As the testimonies rolled on through the late afternoon, many people told personal stories of living on the DC housing list 5, 10, 15 years waiting for a section VIII voucher. The stories ranged from women who lived in small, roach-infested apartments with 5 or 6 children doing "what I have to do to get by" to complaints about bad experiences with the Housing Authority, to their difficulties with “slum landlords. As they cried, Barry reassured them in a grandfatherly tone, commending them for their courage to share. When residents made these complaints, Barry asked for the names of government workers and landlords, promising to follow up on each issue. Sometimes he promised to make personal calls on the behalf of constituents, confirming exterminations or checking to see if individuals were actually on the list.

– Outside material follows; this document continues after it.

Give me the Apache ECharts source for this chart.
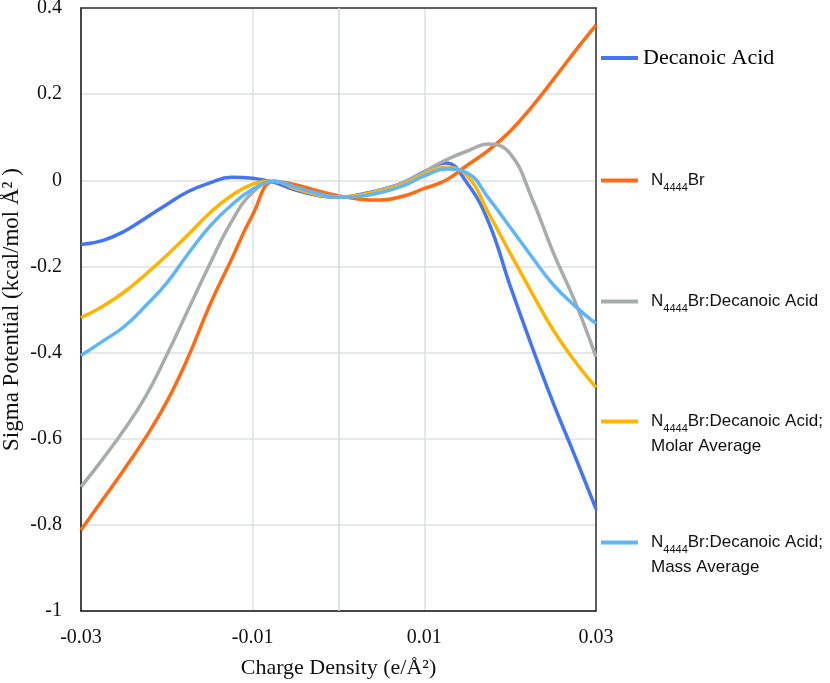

Spirits in the room were high as Barry made promises right and left. Early in the day, he agreed to participate in a 48 hour "homeless challenge" with National Coalition for the Homeless, which allows politicians an opportunity to experience homelessness in Washington for a weekend. Responding to doubts that he'd participate, Barry said, "you know me, I'll go anywhere." The room exploded into applause and cheers.
A 19 year old single mother told a heart-wrenching story of moving from several relative's homes to various women's shelters all for short periods of time as she waited for her name to come up for public housing or a housing voucher. She spoke out about verbal abuse from workers at local shelters, disclosing their names at Barry's prompting, which sent the crowd into cheers. Boldly declaring, "I'm a good mother," the young mother questioned why she was not being helped.
Captivated by her story, Barry later used her repeatedly as an example of those who "should be being helped" by the District Housing Authority but are in a hopeless condition because of the length of the waiting list.
After hearing residents pour their hearts and needs out to his attentive ear, Barry invited Michael Kelly, Executive Director of the District of Columbia Housing Authority to the stage. Barry quizzed him about specific stories shared earlier, attempting to hold the institution accountable. Kelly shared the latest number of people on the waiting list (23,418 households, 9,348 families of those are designated as homeless) and also offered some explanation for the seeming endless-ness of the DC housing waiting list. Unlike many peer institutions in the nation, he said, the DC Housing Authority keeps an "open list" that accumulates regardless of whether housing is available or not. Other cities like Chicago only open the list when housing is available—often every 10 years for only a few days.
Not that the meeting was really policy-focused. The public spectacle of a hearing allowed Barry an opportunity to showboat his charisma and love for the people of Washington, restoring hope for some temporarily, but offering no sort of long-term action steps or solutions. I’m still concerned about all the short-term promises he made to individuals (and groups), which more than likely will come to nothing. Moreover, I wonder what will become of the wealth of testimonials and facts that came out during the course of the day. Losing those to deaf ears would be heartbreaking.